During a routine inspection

Sunny Bank PRS (psychiatric rehabilitation services) is a privately owned care home for up to 21 people with mental health needs. During the inspection we spoke with three people living at the home. People said they were "happy", "they treat us like royalty here" and "staff treat you with dignity".

We looked at two peoples' care records. We saw that people were actively involved in planning their care and support. People were given information to allow them to make informed decisions about the options available. Plans were regularly reviewed to ensure they continued to meet peoples' specific needs.

Sunny Bank PRS is a large converted detached property with gardens to the front and rear. The property and grounds were well maintained. The home was clean and fresh. Furnishings were in good order.

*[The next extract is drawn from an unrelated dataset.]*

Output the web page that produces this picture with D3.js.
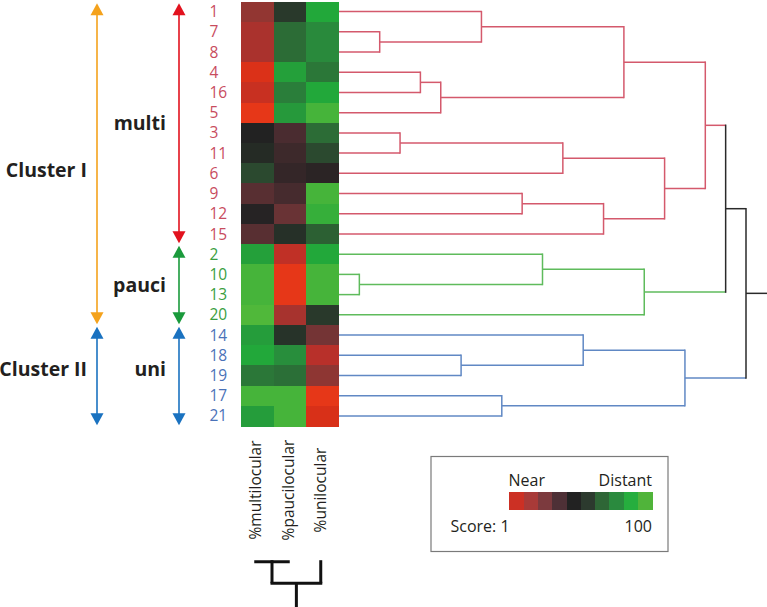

The home was staffed by a small well established team. Staff benefitted from a comprehensive induction programme, regular ongoing training and professional development opportunities. Staff were supported by annual appraisals and regular supervisions sessions with their line manager.

The Manager told us that no complaints had been received at the home. We saw that there was a complaints procedure in place. One person living at the home told us there was "nothing I would want to change about Sunny Bank"

29 December 2011

During a routine inspection

During our visit to Sunny Bank PRS people told us that they were well looked after. They said staff were "Friendly and very nice" and "There's plenty going on here". People said that they were able to attend college courses and they regularly went to a leisure centre, sometimes more than twice a week. We heard that people joined in different activities within the home, such as cooking for themed food evenings and preparing birthday parties.

Comments from people included "It's been a Godsend for me this place" and "It's a good job I came here. I was in a state before".